The Energy Department has been assembling at Sandia a huge block of concrete, into which the mock weapon would be slammed at high speed from a sled track to test its ability to reach buried and hardened targets. In a letter to Congress in October the department argued that moving the test to a Defense Department facility would be costly (see GSN, Nov. 4).

“Construction of the target, while on hold since December 2004 when the FY 2005 budget was signed, is close to complete at SNL.  Moving the work to another location would increase costs significantly (many millions of dollars), require unnecessary and redundant safety analyses, and cause significant adverse logistical and schedule impacts,” according to that letter.

Critics of the program have said that moving the test away from the Energy Department could help ensure that it would not benefit a nuclear penetrator, while still potentially providing information on the feasibility of improved conventional penetrators. Following Hobson’s lead, Congress — just as it did last year — approved no money for fiscal 2006 that would enable the Energy Department to continue study of the nuclear “bunker buster.”

A senior Air Force official appears to have undermined the case made by critics in comments published in Defense Daily.

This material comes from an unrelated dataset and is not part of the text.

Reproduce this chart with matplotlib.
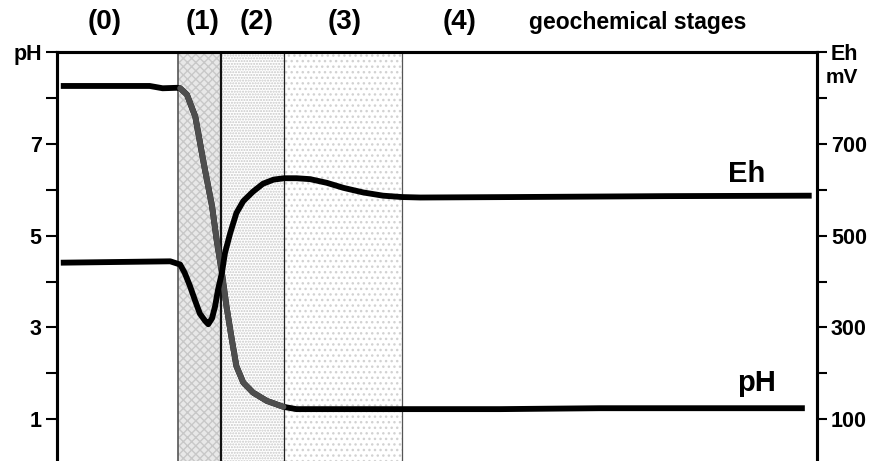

Billy Mullins, the deputy director of strategic security for the Air Force’s deputy chief of staff for air and space operations, said the purpose of the sled test was to develop a nuclear penetrator, that the test would be conducted this fiscal year, and that Energy Department participation would not be needed. He said data from the test could be fed into computers to determine how well a nuclear warhead would operate after impact with solid earth.

Hobson said yesterday he intended to continue opposing administration attempts to complete a feasibility study of the penetrator. He said the program is a waste of money because the potential for high casualties makes the weapon unlikely to be used and that it undermines U.S. efforts to promote global nonproliferation.